● **Recorded data**
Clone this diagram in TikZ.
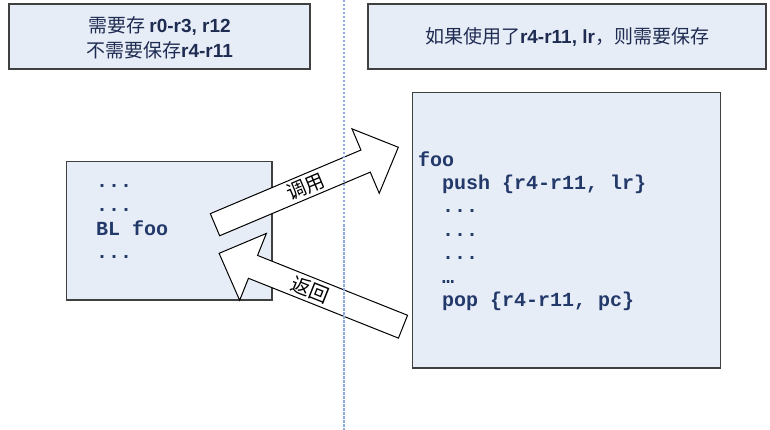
\documentclass[tikz,border=0pt]{standalone}
\usepackage{fontspec}
\newfontfamily\cjkfont{Noto Sans CJK SC}
\newfontfamily\latfont{Liberation Sans}
\newfontfamily\codefont{Liberation Mono}
\definecolor{boxfill}{HTML}{E7EDF7}
\definecolor{boxborder}{HTML}{404040}
\definecolor{codecol}{HTML}{22396A}
\definecolor{txtcol}{HTML}{1F2C52}
\definecolor{dashcol}{HTML}{8EAADB}
\begin{document}
\begin{tikzpicture}[x=1pt,y=-1pt,
  panel/.style={draw=boxborder, fill=boxfill, line width=1.3pt, inner sep=0pt},
  codeline/.style={anchor=base west, inner sep=0pt, text=codecol,
    font=\codefont\bfseries\fontsize{20}{23}\selectfont},
  toptext/.style={text=txtcol, align=center, inner sep=0pt,
    font=\cjkfont\fontsize{19}{25}\selectfont},
  blockarrow/.style={draw=black, fill=white, line width=1pt, line join=miter},
  arrowlabel/.style={inner sep=0pt, font=\cjkfont\fontsize{19.5}{19.5}\selectfont},
  divider/.style={draw=dashcol, line width=1.6pt, dash pattern=on 2.5pt off 1.5pt}
]
\useasboundingbox (0,0) rectangle (770,430);

% top panels
\node[panel, minimum width=301pt, minimum height=65pt] (topL) at (159.5,36.5) {};
\node[toptext] (topLtext) at ([yshift=-1.5pt]topL.center)
  {需要存 {\latfont\bfseries r0-r3, r12}\\不需要保存{\latfont\bfseries r4-r11}};
\node[panel, minimum width=398pt, minimum height=65pt] (topR) at (567,36.5) {};
\node[toptext] (topRtext) at (topR.center)
  {如果使用了{\latfont\bfseries r4-r11, lr}，则需要保存};

% code panels
\node[panel, minimum width=205.5pt, minimum height=138.5pt] (caller) at (169.25,230.75) {};
\node[panel, minimum width=308pt, minimum height=275.3pt] (callee) at (566.7,230.35) {};

% caller code
\node[codeline] (a1) at (96,187.7) {...};
\node[codeline] (a2) at (96,211.4) {...};
\node[codeline] (a3) at (96,235.1) {BL foo};
\node[codeline] (a4) at (96,258.8) {...};

% callee code
\node[codeline] (b1) at (418,166.3) {foo};
\node[codeline] (b2) at (442,189.7) {push \{r4-r11, lr\}};
\node[codeline] (b3) at (442,213.0) {...};
\node[codeline] (b4) at (442,236.4) {...};
\node[codeline] (b5) at (442,259.8) {...};
\node[codeline] (b6) at (442,283.2) {…};
\node[codeline] (b7) at (442,306.6) {pop \{r4-r11, pc\}};

% call arrow
\begin{scope}[shift={(215,224.7)}, rotate=22.9]
  \draw[blockarrow] (0,-12) -- (163.5,-12) -- (163.5,-35) -- (199,0)
    -- (163.5,35) -- (163.5,12) -- (0,12) -- cycle;
  \node[arrowlabel, rotate=22.9] (calllbl) at (98,0) {调用};
\end{scope}

% return arrow
\begin{scope}[shift={(403,326.7)}, rotate=158.25]
  \draw[blockarrow] (0,-12.3) -- (161.5,-12.3) -- (161.5,-36) -- (198,0)
    -- (161.5,36) -- (161.5,12.3) -- (0,12.3) -- cycle;
  \node[arrowlabel, rotate=-21.75] (retlbl) at (100,0) {返回};
\end{scope}

% divider
\coordinate (dtop) at (344,0);
\coordinate (dbot) at (344,430);
\draw[divider] (dtop) -- (dbot);
\end{tikzpicture}
\end{document}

● **Exercise goal**
Copy out each line exactly, without the pictures.

● **Complete output**
Clone this diagram in TikZ.
\documentclass[tikz,border=0pt]{standalone}
\usepackage{fontspec}
\newfontfamily\cjkfont{Noto Sans CJK SC}
\newfontfamily\latfont{Liberation Sans}
\newfontfamily\codefont{Liberation Mono}
\definecolor{boxfill}{HTML}{E7EDF7}
\definecolor{boxborder}{HTML}{404040}
\definecolor{codecol}{HTML}{22396A}
\definecolor{txtcol}{HTML}{1F2C52}
\definecolor{dashcol}{HTML}{8EAADB}
\begin{document}
\begin{tikzpicture}[x=1pt,y=-1pt,
  panel/.style={draw=boxborder, fill=boxfill, line width=1.3pt, inner sep=0pt},
  codeline/.style={anchor=base west, inner sep=0pt, text=codecol,
    font=\codefont\bfseries\fontsize{20}{23}\selectfont},
  toptext/.style={text=txtcol, align=center, inner sep=0pt,
    font=\cjkfont\fontsize{19}{25}\selectfont},
  blockarrow/.style={draw=black, fill=white, line width=1pt, line join=miter},
  arrowlabel/.style={inner sep=0pt, font=\cjkfont\fontsize{19.5}{19.5}\selectfont},
  divider/.style={draw=dashcol, line width=1.6pt, dash pattern=on 2.5pt off 1.5pt}
]
\useasboundingbox (0,0) rectangle (770,430);

% top panels
\node[panel, minimum width=301pt, minimum height=65pt] (topL) at (159.5,36.5) {};
\node[toptext] (topLtext) at ([yshift=-1.5pt]topL.center)
  {需要存 {\latfont\bfseries r0-r3, r12}\\不需要保存{\latfont\bfseries r4-r11}};
\node[panel, minimum width=398pt, minimum height=65pt] (topR) at (567,36.5) {};
\node[toptext] (topRtext) at (topR.center)
  {如果使用了{\latfont\bfseries r4-r11, lr}，则需要保存};

% code panels
\node[panel, minimum width=205.5pt, minimum height=138.5pt] (caller) at (169.25,230.75) {};
\node[panel, minimum width=308pt, minimum height=275.3pt] (callee) at (566.7,230.35) {};

% caller code
\node[codeline] (a1) at (96,187.7) {...};
\node[codeline] (a2) at (96,211.4) {...};
\node[codeline] (a3) at (96,235.1) {BL foo};
\node[codeline] (a4) at (96,258.8) {...};

% callee code
\node[codeline] (b1) at (418,166.3) {foo};
\node[codeline] (b2) at (442,189.7) {push \{r4-r11, lr\}};
\node[codeline] (b3) at (442,213.0) {...};
\node[codeline] (b4) at (442,236.4) {...};
\node[codeline] (b5) at (442,259.8) {...};
\node[codeline] (b6) at (442,283.2) {…};
\node[codeline] (b7) at (442,306.6) {pop \{r4-r11, pc\}};

% call arrow
\begin{scope}[shift={(215,224.7)}, rotate=22.9]
  \draw[blockarrow] (0,-12) -- (163.5,-12) -- (163.5,-35) -- (199,0)
    -- (163.5,35) -- (163.5,12) -- (0,12) -- cycle;
  \node[arrowlabel, rotate=22.9] (calllbl) at (98,0) {调用};
\end{scope}

% return arrow
\begin{scope}[shift={(403,326.7)}, rotate=158.25]
  \draw[blockarrow] (0,-12.3) -- (161.5,-12.3) -- (161.5,-36) -- (198,0)
    -- (161.5,36) -- (161.5,12.3) -- (0,12.3) -- cycle;
  \node[arrowlabel, rotate=-21.75] (retlbl) at (100,0) {返回};
\end{scope}

% divider
\coordinate (dtop) at (344,0);
\coordinate (dbot) at (344,430);
\draw[divider] (dtop) -- (dbot);
\end{tikzpicture}
\end{document}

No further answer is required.